È conservata una quantità notevolissima di ceramiche smaltate che provengono soprattutto da Raqqāda, eseguite con tecniche diverse, fra cui quella della maiolica a lustro metallico, tecnica attestata invero piuttosto raramente, tanto da poter mettere in dubbio che la produzione sia stata locale. Tuttavia, un viaggiatore orientale di passaggio a Tunisi vantava la qualità della maiolica di questa città, che – a suo dire – poteva competere con i più bei prodotti orientali.

Lampadari in bronzo o in ferro, lampade di bronzo, gioielli d’oro e d’argento sono stati trovati a Kairouan insieme con un bel gruppo di legature in cuoio decorato. A Raqqāda numerosi frammenti di vetro o di cristallo inciso testimoniano l’esistenza di un’industria locale di alta qualità. Si è già detto della bellezza delle sculture in legno, e bisogna a questo proposito ricordare l’abilità dei falegnami e dei carpentieri autori degli stupendi soffitti dipinti, studiati da Marçais (1935).

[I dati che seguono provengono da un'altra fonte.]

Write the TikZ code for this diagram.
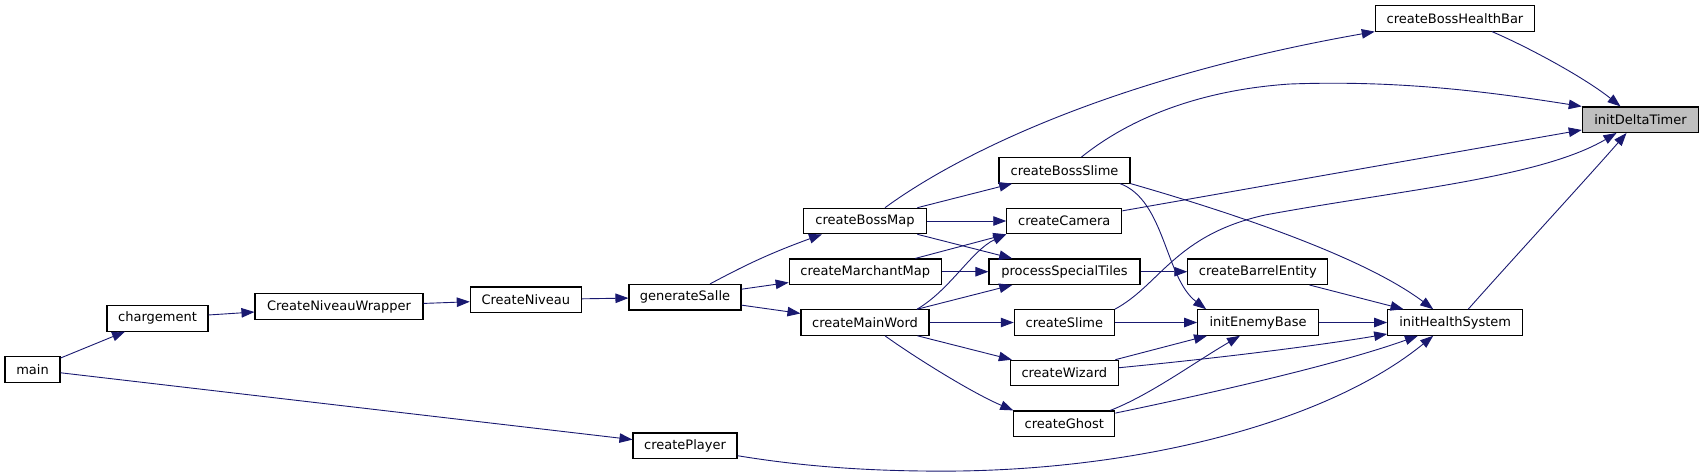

In tutte queste testimonianze del sec. 9° va decisamente sottolineata l’importanza delle influenze orientali: quelle della Siria rimasta fedele all’arte degli Omayyadi e soprattutto quella dell’Iraq degli Abbasidi. Baghdad e Samarra ebbero un ruolo di primo piano nella diffusione di un’arte decorativa eclettica che si collegava tanto all’antichità classica greco-romana, quanto alle tradizioni dell’Asia centrale. Nel complesso la Tunisia degli A. ha di fatto ampiamente attinto al contesto mesopotamico, ma a un esame più attento rivela anche apporti andalusi, su uno sfondo di antiche tradizioni locali. In definitiva può dirsi che si trattò di un’arte che si affermò soprattutto per caratteri propri, perpetuati attraverso i tempi e resistenti alle varie e molteplici influenze straniere.